The building, located in the southern portion of Downtown, has 396 apartments. Charles M. Goodman designed the building, which opened in 1966. Since 1983 Larry Hill of Sumar Realty Corp. and a group of investors have owned the building as part of a partnership. As of 2007 the building had a 90% occupancy rate, and it was one of the few residential buildings in Downtown Houston that had been in operation for around 40 years.

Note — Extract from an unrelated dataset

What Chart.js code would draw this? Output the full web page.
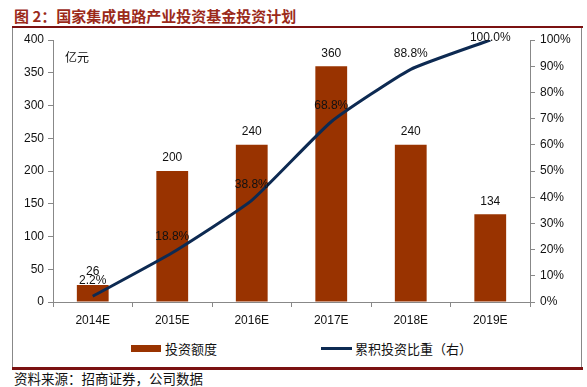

Several years prior to 2010, the owners tried to sell the building to a Chicago company, NVG Residential. NVG planned to close on the property in January 2008. After the planned acquisition NVG planned to install new windows, re-paint the exterior, improve the lobby and the 9th and 10th floor amenity areas. In the amenity areas the company planned to install a business and fitness center, and updated club house, a basketball court, a pool, and an outdoor dining area. The deal with the Chicago firm failed. By 2010 Hill and his business partners began a planned over $10 million renovation of the building.

In 2007 a vehicle driving in the apartment complex's garage punched through the wall of the garage and landed wheels up on another downtown building. The driver died in the crash.

==Composition==
The average size of the units is 650 sqft. Most units range in size from 500 sqft to 840 sqft. In 2007 the per-period rent was between $800 and $1,300.

==Education==
Houston House is within the Houston Independent School District. It is zoned to Gregory Lincoln Education Center for elementary school (K-5) and middle school (6-8), and Northside High School (formerly Davis High).

By Spring 2011 Atherton Elementary School and E.O. Smith Education Center were consolidated with a new K-5 campus in the Atherton site. As a result for grades 6-8 the building was rezoned from Smith to Gregory Lincoln.